--- Data block ---
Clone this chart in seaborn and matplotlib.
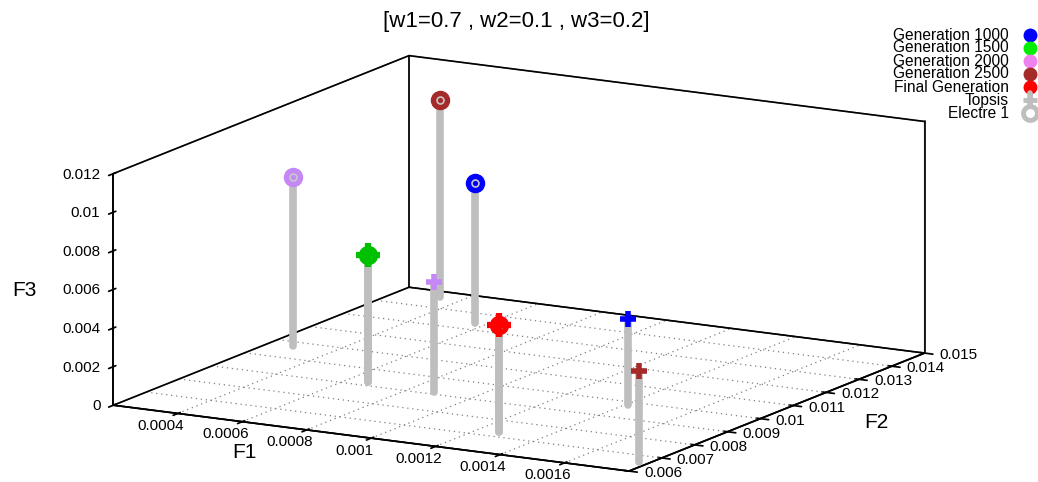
import numpy as np
import matplotlib
matplotlib.use('Agg')
import matplotlib.pyplot as plt
import seaborn as sns
from matplotlib.lines import Line2D
from mpl_toolkits.mplot3d import proj3d

# ---------------- data ----------------
generations = ['Generation 1000', 'Generation 1500', 'Generation 2000',
               'Generation 2500', 'Final Generation']
gen_colors = ['#0000ff', '#00c000', '#c488f6', '#a52a2a', '#ff0000']
legend_colors = ['#0000ff', '#00ee00', '#ee82ee', '#a52a2a', '#ff0000']

topsis_f1 = [0.00141, 0.000663, 0.000877, 0.00177, 0.001264]
topsis_f2 = [0.0098, 0.00921, 0.00912, 0.00659, 0.00729]
topsis_f3 = [0.00445, 0.00657, 0.00569, 0.00471, 0.00553]

electre_f1 = [0.000566, 0.000663, 0.000275, 0.000332, 0.001264]
electre_f2 = [0.01341, 0.00921, 0.01074, 0.01465, 0.00729]
electre_f3 = [0.00724, 0.00657, 0.00879, 0.01024, 0.00553]

f1_ticks = [0.0004, 0.0006, 0.0008, 0.001, 0.0012, 0.0014, 0.0016]
f2_ticks = [0.006, 0.007, 0.008, 0.009, 0.01, 0.011, 0.012, 0.013, 0.014, 0.015]
f3_ticks = [0, 0.002, 0.004, 0.006, 0.008, 0.01, 0.012]
f1_range = (0.0002, 0.0018)
f2_range = (0.006, 0.015)
f3_range = (0.0, 0.012)

title = '[w1=0.7 , w2=0.1 , w3=0.2]'
method_labels = ['Topsis', 'Electre 1']

# ---------------- style ----------------
sns.set_theme(style='white')
plt.rcParams['font.family'] = ['Liberation Sans', 'DejaVu Sans']
plt.rcParams['text.color'] = 'black'

topsis_sizes = [11, 17, 11, 11, 17]   # marker size per generation (style)

W, H = 1038, 482
fig = plt.figure(figsize=(W / 100, H / 100), dpi=100)
fig.patch.set_facecolor('white')
ax = fig.add_axes([0.0, 0.0, 1.0, 1.0], projection='3d', computed_zorder=False)
ax.set_facecolor('none')
ax.set_proj_type('ortho')
ax.view_init(elev=13.05, azim=-60.5)
zoom = 1.0
ax.set_box_aspect((593, 601, 238), zoom=zoom)
ax.set_xlim(*f1_range)
ax.set_ylim(*f2_range)
ax.set_zlim(*f3_range)
ax.grid(False)

for axis in (ax.xaxis, ax.yaxis, ax.zaxis):
    axis.pane.set_fill(False)
    axis.pane.set_edgecolor((0, 0, 0, 0))
    axis.line.set_color('black')
    axis.line.set_linewidth(1.2)
    axis.set_tick_params(label1On=False, label2On=False, color='black', width=1.0)

ax.set_xticks(f1_ticks)
ax.set_yticks(f2_ticks)
ax.set_zticks(f3_ticks)

x0, x1 = f1_range
y0, y1 = f2_range
z0, z1 = f3_range
box_edges = [((x0, x0), (y0, y0), (z0, z1)), ((x0, x0), (y1, y1), (z0, z1)),
             ((x1, x1), (y1, y1), (z0, z1)), ((x0, x0), (y0, y1), (z1, z1)),
             ((x0, x1), (y1, y1), (z1, z1)), ((x0, x1), (y0, y0), (z0, z0)),
             ((x1, x1), (y0, y1), (z0, z0)), ((x0, x0), (y0, y1), (z0, z0)),
             ((x0, x1), (y1, y1), (z0, z0))]
for ex, ey, ez in box_edges:
    ax.plot(ex, ey, ez, color='black', lw=1.2, zorder=1.5, clip_on=False)

# base grid (dotted)
for x in f1_ticks:
    ax.plot([x, x], list(f2_range), [0, 0], ls=(0, (1, 3)), color='#808080',
            lw=0.9, zorder=1, clip_on=False)
for y in f2_ticks[1:-1]:
    ax.plot(list(f1_range), [y, y], [0, 0], ls=(0, (1, 3)), color='#808080',
            lw=0.9, zorder=1, clip_on=False)

stem_color = '#bebebe'
# stems
for xs, ys, zs in ((electre_f1, electre_f2, electre_f3), (topsis_f1, topsis_f2, topsis_f3)):
    for x, y, z in zip(xs, ys, zs):
        ax.plot([x, x], [y, y], [0, z], color=stem_color, lw=5.5,
                solid_capstyle='round', zorder=2, clip_on=False)
# markers
for x, y, z, c in zip(electre_f1, electre_f2, electre_f3, gen_colors):
    ax.plot([x], [y], [z], marker='o', ms=13, mfc=c, mec=c, ls='none', zorder=4, clip_on=False)
    ax.plot([x], [y], [z], marker='o', ms=5, mfc=c, mec='#c8c8c8', mew=1.2, ls='none',
            zorder=5, clip_on=False)
for x, y, z, c, s in zip(topsis_f1, topsis_f2, topsis_f3, gen_colors, topsis_sizes):
    ax.plot([x], [y], [z], marker='+', ms=s, mew=4.5 if s > 12 else 4, color=c, ls='none',
            zorder=6, clip_on=False)

# ---------------- z axis on the left edge ----------------
ax.zaxis.set_ticks_position('lower')
fig.canvas.draw()
zl = ax.transData.transform(np.column_stack([ax.zaxis.line.get_xdata(),
                                             ax.zaxis.line.get_ydata()]))
if zl[:, 0].mean() > W / 2:
    ax.zaxis.set_ticks_position('upper')

# ---------------- calibrate box placement to the reference layout ----------------
corners = np.array([[x0, y0, z0], [x1, y1, z0], [x0, y1, z1], [x1, y0, z0]])
target = np.array([[112, 405], [926, 352], [410, 57], [628, 471]], float)


def project(pts):
    """3D data -> display pixels (origin bottom-left) through the axes projection."""
    fig.canvas.draw()
    pts = np.asarray(pts, float)
    px, py, _ = proj3d.proj_transform(pts[:, 0], pts[:, 1], pts[:, 2], ax.M)
    return ax.transData.transform(np.column_stack([px, py]))


for _ in range(3):
    cur = project(corners)
    cur[:, 1] = H - cur[:, 1]
    sx = (target[:, 0].max() - target[:, 0].min()) / (cur[:, 0].max() - cur[:, 0].min())
    sy = (target[:, 1].max() - target[:, 1].min()) / (cur[:, 1].max() - cur[:, 1].min())
    zoom *= (sx + sy) / 2
    ax.set_box_aspect((593, 601, 238), zoom=zoom)
    cur = project(corners)
    cur[:, 1] = H - cur[:, 1]
    off = (target - cur).mean(axis=0)
    pos = ax.get_position(original=True)
    ax.set_position([pos.x0 + off[0] / W, pos.y0 - off[1] / H, pos.width, pos.height])

# ---------------- tick labels (gnuplot placement) ----------------
def tick_labels(pts, values, dx, dy, ha):
    d = project(pts)
    for (px, py), v in zip(d, values):
        fig.text((px + dx) / W, (py + dy) / H, f'{v:g}', ha=ha, va='center',
                 fontsize=11, color='black')


tick_labels([[v, y0, z0] for v in f1_ticks], f1_ticks, -17, -12.5, 'center')
tick_labels([[x1, v, z0] for v in f2_ticks], f2_ticks, 15, -2, 'left')
tick_labels([[x0, y0, v] for v in f3_ticks], f3_ticks, -13, -1, 'right')

# ---------------- texts ----------------
fig.text(516 / W, 1 - 22 / H, title, ha='center', va='center', fontsize=16, color='black')
fig.text(244 / W, 1 - 453 / H, 'F1', ha='center', va='center', fontsize=15, color='black')
fig.text(876 / W, 1 - 423 / H, 'F2', ha='center', va='center', fontsize=15, color='black')
fig.text(24 / W, 1 - 290 / H, 'F3', ha='center', va='center', fontsize=15, color='black')

# legend
rows_y = [35, 48, 61, 74, 87, 100, 113]
labels = generations + method_labels
for yy, lab in zip(rows_y, labels):
    fig.text(1009 / W, 1 - yy / H, lab, ha='right', va='center', fontsize=11.2, color='black')
for yy, c in zip(rows_y[:5], legend_colors):
    fig.add_artist(Line2D([1030 / W], [1 - yy / H], marker='o', ms=9, mfc=c, mec=c, ls='none',
                          transform=fig.transFigure))
fig.add_artist(Line2D([1030 / W, 1030 / W], [1 - 93 / H, 1 - 113 / H], color=stem_color, lw=4,
                      transform=fig.transFigure))
fig.add_artist(Line2D([1030 / W], [1 - rows_y[5] / H], marker='+', ms=10, mew=3.5, color=stem_color,
                      ls='none', transform=fig.transFigure))
fig.add_artist(Line2D([1030 / W], [1 - rows_y[6] / H], marker='o', ms=10, mfc='white', mec=stem_color,
                      mew=3.5, ls='none', transform=fig.transFigure))

fig.savefig('out.png', dpi=100, facecolor='white')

--- Task prompt ---
Restate, line by line and word for word, everything from the top of the material through the line that contains "method_labels = ['Topsis', 'Electre 1']". Leave pictures out.

--- Exercise answer ---
Clone this chart in seaborn and matplotlib.
import numpy as np
import matplotlib
matplotlib.use('Agg')
import matplotlib.pyplot as plt
import seaborn as sns
from matplotlib.lines import Line2D
from mpl_toolkits.mplot3d import proj3d

# ---------------- data ----------------
generations = ['Generation 1000', 'Generation 1500', 'Generation 2000',
               'Generation 2500', 'Final Generation']
gen_colors = ['#0000ff', '#00c000', '#c488f6', '#a52a2a', '#ff0000']
legend_colors = ['#0000ff', '#00ee00', '#ee82ee', '#a52a2a', '#ff0000']

topsis_f1 = [0.00141, 0.000663, 0.000877, 0.00177, 0.001264]
topsis_f2 = [0.0098, 0.00921, 0.00912, 0.00659, 0.00729]
topsis_f3 = [0.00445, 0.00657, 0.00569, 0.00471, 0.00553]

electre_f1 = [0.000566, 0.000663, 0.000275, 0.000332, 0.001264]
electre_f2 = [0.01341, 0.00921, 0.01074, 0.01465, 0.00729]
electre_f3 = [0.00724, 0.00657, 0.00879, 0.01024, 0.00553]

f1_ticks = [0.0004, 0.0006, 0.0008, 0.001, 0.0012, 0.0014, 0.0016]
f2_ticks = [0.006, 0.007, 0.008, 0.009, 0.01, 0.011, 0.012, 0.013, 0.014, 0.015]
f3_ticks = [0, 0.002, 0.004, 0.006, 0.008, 0.01, 0.012]
f1_range = (0.0002, 0.0018)
f2_range = (0.006, 0.015)
f3_range = (0.0, 0.012)

title = '[w1=0.7 , w2=0.1 , w3=0.2]'
method_labels = ['Topsis', 'Electre 1']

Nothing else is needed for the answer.